(begin)

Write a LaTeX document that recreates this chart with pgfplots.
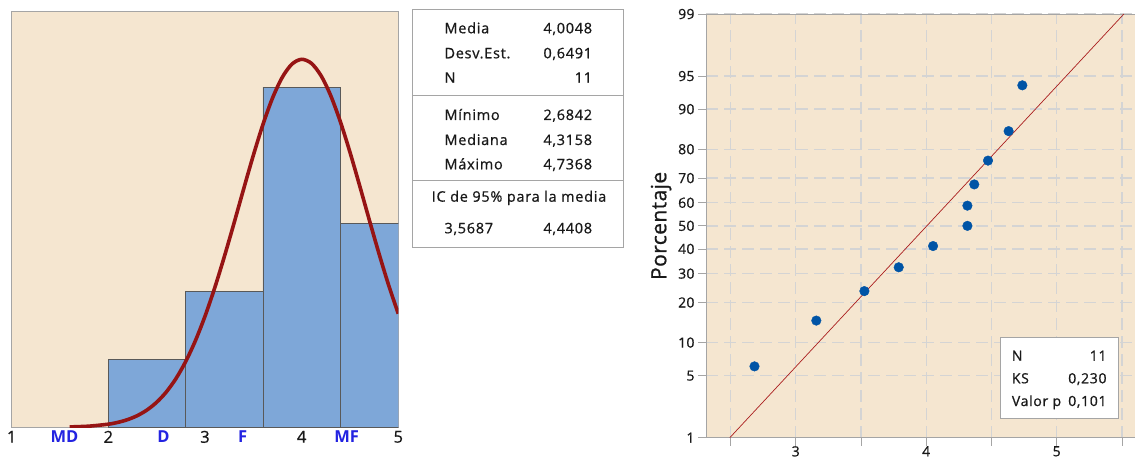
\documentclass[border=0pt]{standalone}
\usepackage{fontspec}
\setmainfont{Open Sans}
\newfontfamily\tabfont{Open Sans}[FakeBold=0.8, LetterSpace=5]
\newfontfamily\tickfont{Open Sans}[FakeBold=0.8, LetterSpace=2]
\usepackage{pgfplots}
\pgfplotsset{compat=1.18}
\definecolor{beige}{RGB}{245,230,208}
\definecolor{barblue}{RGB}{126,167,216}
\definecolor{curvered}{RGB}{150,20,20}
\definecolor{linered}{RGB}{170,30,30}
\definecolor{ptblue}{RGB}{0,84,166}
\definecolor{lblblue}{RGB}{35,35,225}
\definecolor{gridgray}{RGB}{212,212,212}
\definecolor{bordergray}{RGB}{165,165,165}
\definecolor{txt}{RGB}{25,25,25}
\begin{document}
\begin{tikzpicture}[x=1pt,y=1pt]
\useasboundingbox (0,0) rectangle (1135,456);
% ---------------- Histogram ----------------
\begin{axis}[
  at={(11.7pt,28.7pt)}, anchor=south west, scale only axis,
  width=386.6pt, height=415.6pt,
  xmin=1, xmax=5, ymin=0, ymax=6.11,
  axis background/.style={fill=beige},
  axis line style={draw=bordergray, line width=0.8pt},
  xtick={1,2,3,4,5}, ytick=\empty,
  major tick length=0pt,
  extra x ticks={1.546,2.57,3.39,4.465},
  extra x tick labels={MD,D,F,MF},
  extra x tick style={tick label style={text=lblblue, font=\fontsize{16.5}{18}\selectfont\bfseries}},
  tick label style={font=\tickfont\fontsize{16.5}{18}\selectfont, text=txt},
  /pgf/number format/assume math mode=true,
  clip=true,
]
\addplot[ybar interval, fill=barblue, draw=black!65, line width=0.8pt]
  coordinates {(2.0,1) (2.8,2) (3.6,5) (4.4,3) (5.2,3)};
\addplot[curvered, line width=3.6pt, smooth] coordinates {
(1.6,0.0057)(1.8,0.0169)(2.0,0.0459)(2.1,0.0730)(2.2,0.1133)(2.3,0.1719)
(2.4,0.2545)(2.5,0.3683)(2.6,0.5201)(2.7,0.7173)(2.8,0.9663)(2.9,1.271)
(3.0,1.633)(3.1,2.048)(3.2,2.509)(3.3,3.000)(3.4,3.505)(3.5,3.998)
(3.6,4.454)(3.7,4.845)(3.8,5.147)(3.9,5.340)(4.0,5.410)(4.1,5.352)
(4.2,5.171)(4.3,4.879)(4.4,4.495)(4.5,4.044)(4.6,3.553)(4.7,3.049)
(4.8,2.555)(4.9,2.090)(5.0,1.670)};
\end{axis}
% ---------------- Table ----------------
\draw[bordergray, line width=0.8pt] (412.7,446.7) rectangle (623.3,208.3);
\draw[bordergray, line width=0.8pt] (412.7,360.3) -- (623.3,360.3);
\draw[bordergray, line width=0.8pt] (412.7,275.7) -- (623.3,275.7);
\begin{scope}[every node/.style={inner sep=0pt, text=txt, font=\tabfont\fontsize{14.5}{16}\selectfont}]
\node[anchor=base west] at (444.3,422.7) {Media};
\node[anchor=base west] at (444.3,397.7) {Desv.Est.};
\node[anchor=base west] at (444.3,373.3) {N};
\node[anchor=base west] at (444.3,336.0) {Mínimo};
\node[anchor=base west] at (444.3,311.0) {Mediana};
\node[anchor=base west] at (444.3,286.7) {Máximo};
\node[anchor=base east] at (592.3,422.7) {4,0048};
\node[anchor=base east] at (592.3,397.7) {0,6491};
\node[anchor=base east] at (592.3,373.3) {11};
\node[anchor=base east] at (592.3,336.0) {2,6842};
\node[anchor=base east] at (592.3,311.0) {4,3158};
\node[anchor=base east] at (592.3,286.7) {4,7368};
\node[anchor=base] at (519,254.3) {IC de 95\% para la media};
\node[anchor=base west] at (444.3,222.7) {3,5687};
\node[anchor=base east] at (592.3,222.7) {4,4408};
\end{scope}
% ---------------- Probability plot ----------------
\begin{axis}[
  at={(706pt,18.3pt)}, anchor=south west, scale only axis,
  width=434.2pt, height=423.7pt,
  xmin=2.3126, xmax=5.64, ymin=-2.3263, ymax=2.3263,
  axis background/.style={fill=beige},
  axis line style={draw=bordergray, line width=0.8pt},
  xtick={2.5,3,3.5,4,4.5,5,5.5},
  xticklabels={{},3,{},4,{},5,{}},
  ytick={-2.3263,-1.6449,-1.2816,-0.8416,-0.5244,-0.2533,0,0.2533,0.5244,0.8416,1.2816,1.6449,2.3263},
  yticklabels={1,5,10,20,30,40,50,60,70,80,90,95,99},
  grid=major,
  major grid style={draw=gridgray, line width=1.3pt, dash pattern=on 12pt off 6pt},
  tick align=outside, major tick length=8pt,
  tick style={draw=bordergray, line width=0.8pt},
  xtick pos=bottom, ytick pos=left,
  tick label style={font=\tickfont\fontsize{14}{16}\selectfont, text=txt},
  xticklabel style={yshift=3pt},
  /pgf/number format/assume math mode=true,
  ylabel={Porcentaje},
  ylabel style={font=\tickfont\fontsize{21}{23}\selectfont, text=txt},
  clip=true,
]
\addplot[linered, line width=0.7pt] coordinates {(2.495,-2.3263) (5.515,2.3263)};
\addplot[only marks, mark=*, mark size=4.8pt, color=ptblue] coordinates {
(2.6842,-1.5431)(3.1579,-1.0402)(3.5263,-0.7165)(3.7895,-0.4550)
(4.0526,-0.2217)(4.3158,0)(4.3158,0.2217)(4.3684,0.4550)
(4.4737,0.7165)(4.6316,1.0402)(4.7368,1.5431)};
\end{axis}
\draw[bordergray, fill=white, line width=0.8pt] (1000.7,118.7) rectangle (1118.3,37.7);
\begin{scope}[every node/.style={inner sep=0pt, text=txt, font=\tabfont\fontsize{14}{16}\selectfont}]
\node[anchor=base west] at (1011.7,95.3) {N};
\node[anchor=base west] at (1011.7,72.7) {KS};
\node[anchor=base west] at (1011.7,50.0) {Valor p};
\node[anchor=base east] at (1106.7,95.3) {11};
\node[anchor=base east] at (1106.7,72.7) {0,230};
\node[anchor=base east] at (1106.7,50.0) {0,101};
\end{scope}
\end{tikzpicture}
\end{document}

(end)

▸ **STATED GOAL**
Transcribe all the lines above exactly, apart from the pictures.

▸ **WRITTEN SOLUTION**
Write a LaTeX document that recreates this chart with pgfplots.
\documentclass[border=0pt]{standalone}
\usepackage{fontspec}
\setmainfont{Open Sans}
\newfontfamily\tabfont{Open Sans}[FakeBold=0.8, LetterSpace=5]
\newfontfamily\tickfont{Open Sans}[FakeBold=0.8, LetterSpace=2]
\usepackage{pgfplots}
\pgfplotsset{compat=1.18}
\definecolor{beige}{RGB}{245,230,208}
\definecolor{barblue}{RGB}{126,167,216}
\definecolor{curvered}{RGB}{150,20,20}
\definecolor{linered}{RGB}{170,30,30}
\definecolor{ptblue}{RGB}{0,84,166}
\definecolor{lblblue}{RGB}{35,35,225}
\definecolor{gridgray}{RGB}{212,212,212}
\definecolor{bordergray}{RGB}{165,165,165}
\definecolor{txt}{RGB}{25,25,25}
\begin{document}
\begin{tikzpicture}[x=1pt,y=1pt]
\useasboundingbox (0,0) rectangle (1135,456);
% ---------------- Histogram ----------------
\begin{axis}[
  at={(11.7pt,28.7pt)}, anchor=south west, scale only axis,
  width=386.6pt, height=415.6pt,
  xmin=1, xmax=5, ymin=0, ymax=6.11,
  axis background/.style={fill=beige},
  axis line style={draw=bordergray, line width=0.8pt},
  xtick={1,2,3,4,5}, ytick=\empty,
  major tick length=0pt,
  extra x ticks={1.546,2.57,3.39,4.465},
  extra x tick labels={MD,D,F,MF},
  extra x tick style={tick label style={text=lblblue, font=\fontsize{16.5}{18}\selectfont\bfseries}},
  tick label style={font=\tickfont\fontsize{16.5}{18}\selectfont, text=txt},
  /pgf/number format/assume math mode=true,
  clip=true,
]
\addplot[ybar interval, fill=barblue, draw=black!65, line width=0.8pt]
  coordinates {(2.0,1) (2.8,2) (3.6,5) (4.4,3) (5.2,3)};
\addplot[curvered, line width=3.6pt, smooth] coordinates {
(1.6,0.0057)(1.8,0.0169)(2.0,0.0459)(2.1,0.0730)(2.2,0.1133)(2.3,0.1719)
(2.4,0.2545)(2.5,0.3683)(2.6,0.5201)(2.7,0.7173)(2.8,0.9663)(2.9,1.271)
(3.0,1.633)(3.1,2.048)(3.2,2.509)(3.3,3.000)(3.4,3.505)(3.5,3.998)
(3.6,4.454)(3.7,4.845)(3.8,5.147)(3.9,5.340)(4.0,5.410)(4.1,5.352)
(4.2,5.171)(4.3,4.879)(4.4,4.495)(4.5,4.044)(4.6,3.553)(4.7,3.049)
(4.8,2.555)(4.9,2.090)(5.0,1.670)};
\end{axis}
% ---------------- Table ----------------
\draw[bordergray, line width=0.8pt] (412.7,446.7) rectangle (623.3,208.3);
\draw[bordergray, line width=0.8pt] (412.7,360.3) -- (623.3,360.3);
\draw[bordergray, line width=0.8pt] (412.7,275.7) -- (623.3,275.7);
\begin{scope}[every node/.style={inner sep=0pt, text=txt, font=\tabfont\fontsize{14.5}{16}\selectfont}]
\node[anchor=base west] at (444.3,422.7) {Media};
\node[anchor=base west] at (444.3,397.7) {Desv.Est.};
\node[anchor=base west] at (444.3,373.3) {N};
\node[anchor=base west] at (444.3,336.0) {Mínimo};
\node[anchor=base west] at (444.3,311.0) {Mediana};
\node[anchor=base west] at (444.3,286.7) {Máximo};
\node[anchor=base east] at (592.3,422.7) {4,0048};
\node[anchor=base east] at (592.3,397.7) {0,6491};
\node[anchor=base east] at (592.3,373.3) {11};
\node[anchor=base east] at (592.3,336.0) {2,6842};
\node[anchor=base east] at (592.3,311.0) {4,3158};
\node[anchor=base east] at (592.3,286.7) {4,7368};
\node[anchor=base] at (519,254.3) {IC de 95\% para la media};
\node[anchor=base west] at (444.3,222.7) {3,5687};
\node[anchor=base east] at (592.3,222.7) {4,4408};
\end{scope}
% ---------------- Probability plot ----------------
\begin{axis}[
  at={(706pt,18.3pt)}, anchor=south west, scale only axis,
  width=434.2pt, height=423.7pt,
  xmin=2.3126, xmax=5.64, ymin=-2.3263, ymax=2.3263,
  axis background/.style={fill=beige},
  axis line style={draw=bordergray, line width=0.8pt},
  xtick={2.5,3,3.5,4,4.5,5,5.5},
  xticklabels={{},3,{},4,{},5,{}},
  ytick={-2.3263,-1.6449,-1.2816,-0.8416,-0.5244,-0.2533,0,0.2533,0.5244,0.8416,1.2816,1.6449,2.3263},
  yticklabels={1,5,10,20,30,40,50,60,70,80,90,95,99},
  grid=major,
  major grid style={draw=gridgray, line width=1.3pt, dash pattern=on 12pt off 6pt},
  tick align=outside, major tick length=8pt,
  tick style={draw=bordergray, line width=0.8pt},
  xtick pos=bottom, ytick pos=left,
  tick label style={font=\tickfont\fontsize{14}{16}\selectfont, text=txt},
  xticklabel style={yshift=3pt},
  /pgf/number format/assume math mode=true,
  ylabel={Porcentaje},
  ylabel style={font=\tickfont\fontsize{21}{23}\selectfont, text=txt},
  clip=true,
]
\addplot[linered, line width=0.7pt] coordinates {(2.495,-2.3263) (5.515,2.3263)};
\addplot[only marks, mark=*, mark size=4.8pt, color=ptblue] coordinates {
(2.6842,-1.5431)(3.1579,-1.0402)(3.5263,-0.7165)(3.7895,-0.4550)
(4.0526,-0.2217)(4.3158,0)(4.3158,0.2217)(4.3684,0.4550)
(4.4737,0.7165)(4.6316,1.0402)(4.7368,1.5431)};
\end{axis}
\draw[bordergray, fill=white, line width=0.8pt] (1000.7,118.7) rectangle (1118.3,37.7);
\begin{scope}[every node/.style={inner sep=0pt, text=txt, font=\tabfont\fontsize{14}{16}\selectfont}]
\node[anchor=base west] at (1011.7,95.3) {N};
\node[anchor=base west] at (1011.7,72.7) {KS};
\node[anchor=base west] at (1011.7,50.0) {Valor p};
\node[anchor=base east] at (1106.7,95.3) {11};
\node[anchor=base east] at (1106.7,72.7) {0,230};
\node[anchor=base east] at (1106.7,50.0) {0,101};
\end{scope}
\end{tikzpicture}
\end{document}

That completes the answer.